As a small biz do you know what will happen to me if client knew that I was walking around with a DB backup including clients' CC (of course it’s a figure of speech)
This comment is right on. These are the same Bozos that charges Fortune 500 companies a million dollars to tell them how to protect this very information.
I smell a class action law suit. Imagine the workload this is going to create for credit card companies.
The proper way to do this is to either delete the personal information or munge it before handing it over to auditors. If the auditors need personal info, it's provided on a case by case basis - not on a wholesale basis.
That's what's properly and normally done, and what hotels.com didn't do. The auditor screwed up, but it's hotel.com's fault for not being diligent. IMO of course :).
They go on to explain the Payment Card Instustry Data Security Standards and how small merchants MUST COMPLY!

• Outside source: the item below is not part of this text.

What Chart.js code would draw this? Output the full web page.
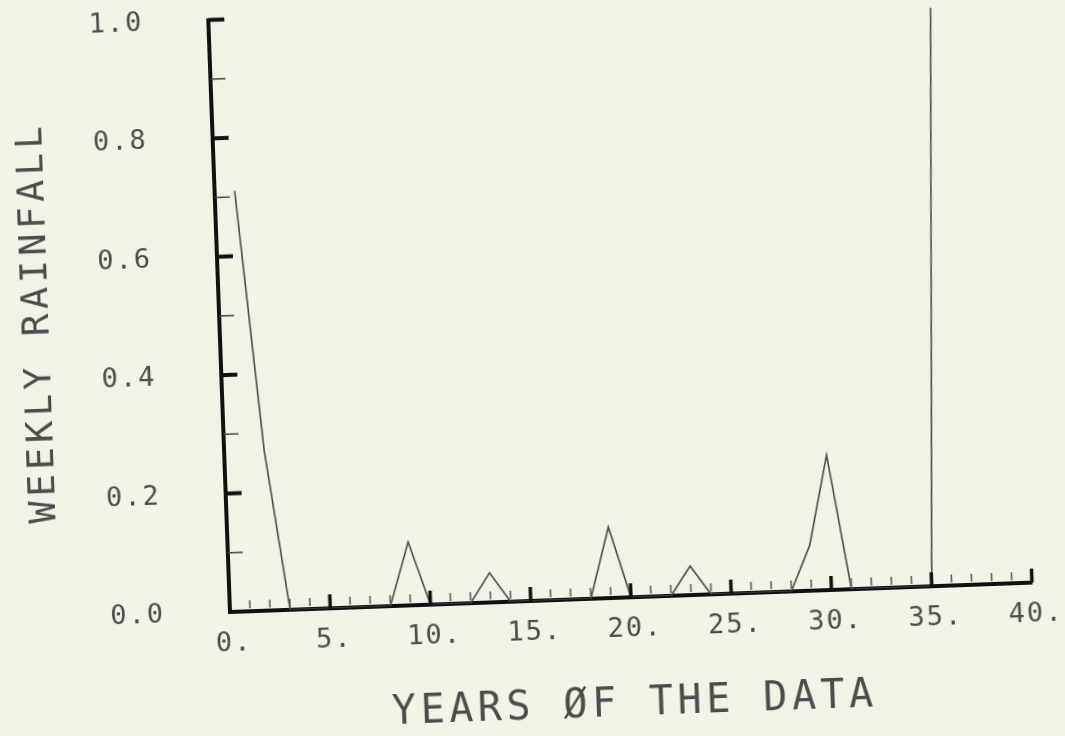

They state in their communication:
"If cardholder data for which you are responsible for is compromised, you may be subject to the following liabilities and fines associated with EACH instance of non-compliance:
* Potential fines of up to $500,000 (in the discrection of V and MC)
* All fraud losses incurred from the use of the compromised account numbers from the date of compromise going forward.
* The cost of re-issuing all cards associated with the compromise
* The cost of any additional fraud prevention
/detection activities required by the card associations (i.e. a forensic audit) or costs incurred by credit card issuers associated with the compromise (i.e. additional monitoring of system for fraud activity)."
Does anyone think HOTELS.COM / Ernst & Young will be held to the same standard that the little guy is threatened with? Now let's see, what's $500,000 * 243,000?
they'd gladly pay 5X that amount if they could just undo this. This is much more serious as it has gotten lots of press and now Hotels.com will defintely lose a lot of the existing customers (whose cards will have to be replaced and they will have to worry about identity theft). New customers will also think hard now since now there is an added issue of trust, and they are plenty of alternatives to hotels.com. It's risky out there. Is encryption easy to do on laptops?
If your firm handles 100 such accounts you have 0.995% - less than 1%...
With 10,000 accounts the probability of messing up is 63.21%
If you have 100,000 accounts the probability is... 99.995%.
Considering the size of Ernst & Young - is it surprising that they make the odd mistake?
For those who will carefully check my figures (I know you're out there) I calculated it the chance of not screwing up in any account, i.e. 99.99%^(accounts)=chance of not screwing up -> 100-99.99%^(accounts)=chance of screwing up
This theft occurred in 2006 February.
...Ernst & Young only recently was able to determine what was on the computer's hard drive.
What, the thieves got away with the employee's voice, too?
No kidding. They probably spent as much time as they could trying to find the laptop, then as much time as they could stalling some more. "Uhhh, it's taking a little extra time to complete the audit."